Konkret bedeutet das, dass der „Aktivierungsmangel“ und die „Furcht vor Misserfolg“ geschlechterunabhängig eine große Rolle beim Verbleib in der Sportart Judo spielen (aus Analyse Bundeskader vs. Drop-Out-Athleten). Für die Mädchen wurde weiterhin die „Handlungs- und Lageorientierung nach Misserfolg“ als maßgebend für eine erfolgreiche Laufbahn identifiziert. „Macher“-Typen sind dabei eindeutig die erfolgreicheren Athletinnen. Bei den Jungs wurde die „Wettkampforientierung“, die „Zielorientierung“ und „Konzentrationsstörungen“ als entscheidende Parameter heraus kristallisiert.
Geschlechterabhängig konnten – speziell für die Sportart Judo – die „Handlungs- und Lageorientierung nach Misserfolg“, die „Wettkampforientierung“ und die „Gewinnorientierung“ als signifikant unterschiedlich ermittelt werden. Diese Aspekte können weitere Hinweise im Umgang mit dem jeweiligen Geschlecht geben z.B. in Trainingssituationen. Die ermittelten Ergebnisse entsprechen weitestgehend den Erfahrungen der Praxis. Somit können für die Nachwuchsförderung im Judo erste Rückschlüsse für z.B. die Sichtung gezogen werden.

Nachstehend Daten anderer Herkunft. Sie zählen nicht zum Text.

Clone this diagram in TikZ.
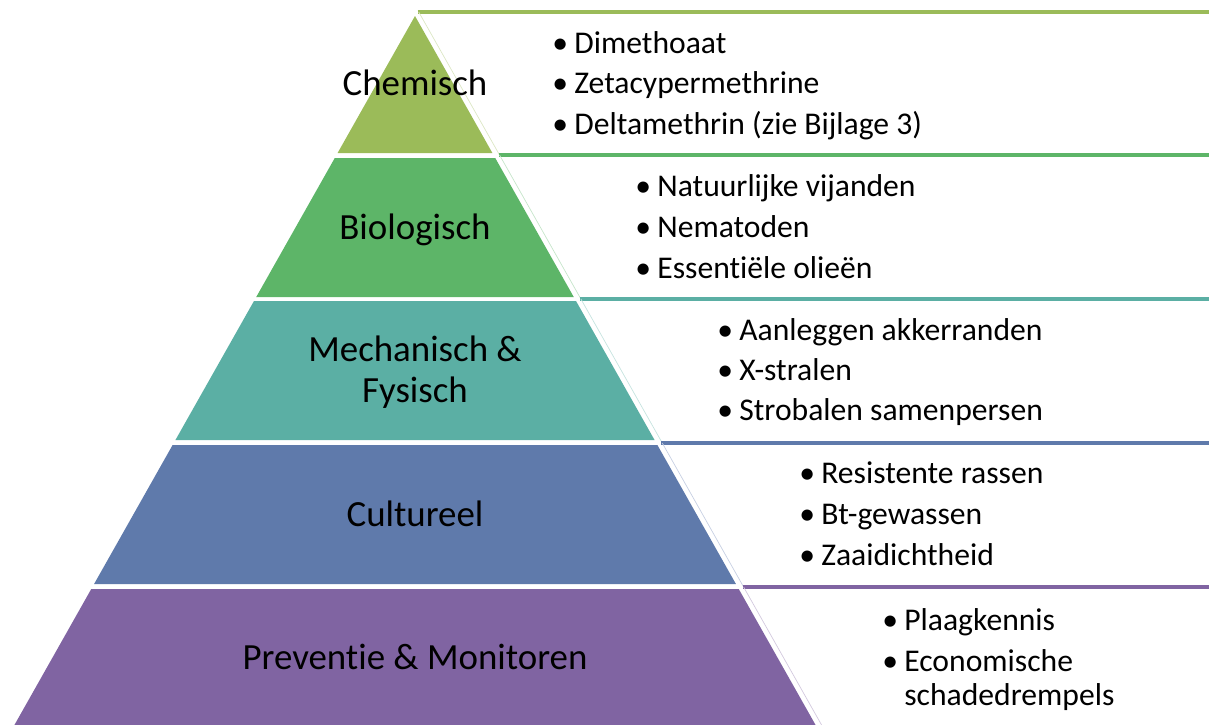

Zusammengefasst lässt sich also festhalten, dass trotz der Individualität jedes Einzelnen es verstärkt Anforderungen im Judo zu geben scheint, welche ähnliche Persönlichkeitsmerkmale erfordern. Die dargestellten Ergebnisse können wertvolle Hinweise in Bezug auf die Trainingsgestaltung bzw. Nachwuchsförderung in der Sportart Judo geben. Letztendlich sind natürlich auf dem Weg in den Hochleistungsbereich noch viele andere Faktoren für eine erfolgreiche Karriere verantwortlich. Jedoch hat die Untersuchung gezeigt, dass bestimmte Persönlichkeitseigenschaften mehr zum Verbleib und dem Erfolg in der Sportart Judo beitragen können als andere.